= NHS Together =

NHS Together is a campaign alliance of the health service unions in the United Kingdom and staff associations working with the TUC, which opposes any form of commercial competition with or within the National Health Service. It is made up of several unions, including UNISON and the British Medical Association.

==About==
NHS Together is a group of organisations, largely health service trade unions, opposing any reforms which would involve privatisation or extension of private sector operation within the NHS. They claim that:

"We want to raise the alarm at what is happening to the NHS and to press the government for honest and open discussion about its reform agenda. The NHS has been getting better thanks to increased spending and the dedication and commitment of NHS workers to new ways of working. But progress is under threat:
- Health trust deficits are causing cuts in patient care and staff jobs
- NHS staff support reform that delivers better patient care, but that has been replaced by untested rapid changes with no staff involvement.
- The fragmentation of the NHS threatens the NHS values that bind it together."

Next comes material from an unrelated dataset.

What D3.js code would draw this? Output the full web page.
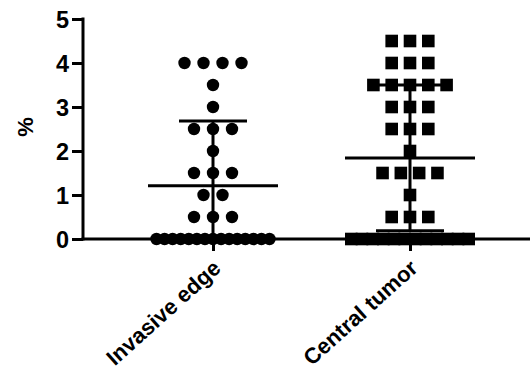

Two main forms of protest that has been organised. One is a petition, calling upon the government to work closer with NHS staff and patients to improve the health service. A rally, entitled "I ♥ NHS" also took place on 3 November in London. About 7,000 people took part on the march, during which London Mayor Ken Livingstone gave a video message giving his support.

==Supporters==
Other than health service unions, support has been given from other unions such as the National Union of Teachers. There has also been support from celebrities including Sir Geoff Hurst, Sir Ranulph Fiennes, Tamsin Greig, Arthur Smith and music band Four Kornerz.